Budgeting vs Forecasting vs Scenario Planning: Which One Actually Drives Decisions?

Forecasting drives daily operational decisions by showing where you’re actually heading. Scenario planning drives major strategic decisions by preparing for multiple futures. Budgeting provides the constraints and accountability that frame both.

  • Forecasting → Operational agility (hiring, inventory, cash management)
  • Scenario Planning → Strategic resilience (market entry, risk mitigation, major pivots)
  • Budgeting → Discipline and alignment (spending limits, targets, approvals)

Most businesses treat budgeting, forecasting, and scenario planning as interchangeable finance exercises. They’re not. Each serves a fundamentally different decision-making purpose, and confusing them leads to rigid planning in volatile markets, missed opportunities, and reactive rather than proactive management.

If your CFO function isn’t clear on which tool drives which decisions, you’re likely using all three incorrectly. This guide clarifies how each tool actually works and how to use them together without conflict.

The Financial Trinity: Definitions by Decision Use

Understanding these three tools by their decision function, not dictionary definitions, reveals why most businesses get them wrong.

Budget = “What Should Happen”

A budget is a fixed financial plan for a set period, usually annual. It sets revenue targets, expense limits, and capital allocation. The budget defines what you’re allowed to spend, it’s a control mechanism, not a prediction.

Budgets have low update cadence (annual, sometimes with mid-year review) and high governance requirements (approval workflows, authority levels). Their primary function is accountability: did we spend what we said we would?

Forecast = “What Will Happen”

A forecast is a dynamic projection based on actual performance and current trends. Unlike budgets, forecasts update monthly or quarterly as reality changes. They show where you’re actually heading, not where you hoped to be.

Forecasts have a high update cadence (monthly is standard) and are based on actuals plus trends rather than aspirational goals. Their primary function is navigation: given where we are now, where will we end up?

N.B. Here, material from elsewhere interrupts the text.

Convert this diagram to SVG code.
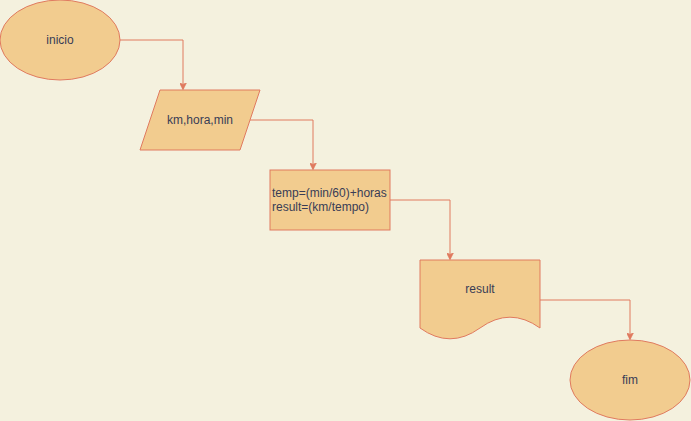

Scenario Planning = “What Could Happen”

Scenario planning builds multiple hypothetical futures, typically best case, base case, and worst case. It stress-tests strategies against uncertainty and prepares documented responses before problems occur.

Scenarios are triggered by uncertainty rather than calendar cadence. Their primary function is insurance: if the unexpected happens, we already know what to do.

These three tools interlock inside your finance function. The question is which one actually drives the decisions that matter.

Comparison Table: Focus, Orientation, Decision Role

Feature

Budgeting

Forecasting

Scenario Planning

Primary Goal

Control and allocation

Prediction and adjustment

Agility and risk mitigation

Time Horizon

Fixed (annual)

Rolling (monthly/quarterly)

Long-term and crisis-based

Focus

Internal “should”

External “will”

Hypothetical “could”

Flexibility

Rigid

Dynamic

Highly adaptive

Update Cadence

Annual revision

Monthly/quarterly

Triggered by uncertainty

Primary Decisions

Spending limits, approvals

Resource reallocation

Strategic pivots

Data Inputs

Aspirational goals

Historical trends plus actuals

Drivers and assumptions

How Each Tool Drives Decisions

The tool that drives decisions depends on the decision type. Operational adjustments need forecasting. Strategic choices need scenarios. Resource allocation needs budgets.

Forecasting Drives Operational Agility

Forecasting is your steering wheel for daily management decisions.

Cash flow management: Your forecast shows a cash shortfall in six weeks. You decide to delay an equipment purchase now rather than discovering the problem when invoices are due.

Hiring decisions: Revenue forecast is lagging 8% behind plan. You freeze hiring immediately rather than waiting for the next budget review cycle.

Inventory management: Demand forecast shows acceleration. You increase stock orders now to avoid shortages next quarter.

Marketing reallocation: A campaign is underperforming. You shift budget mid-quarter based on forecast data rather than waiting for year-end.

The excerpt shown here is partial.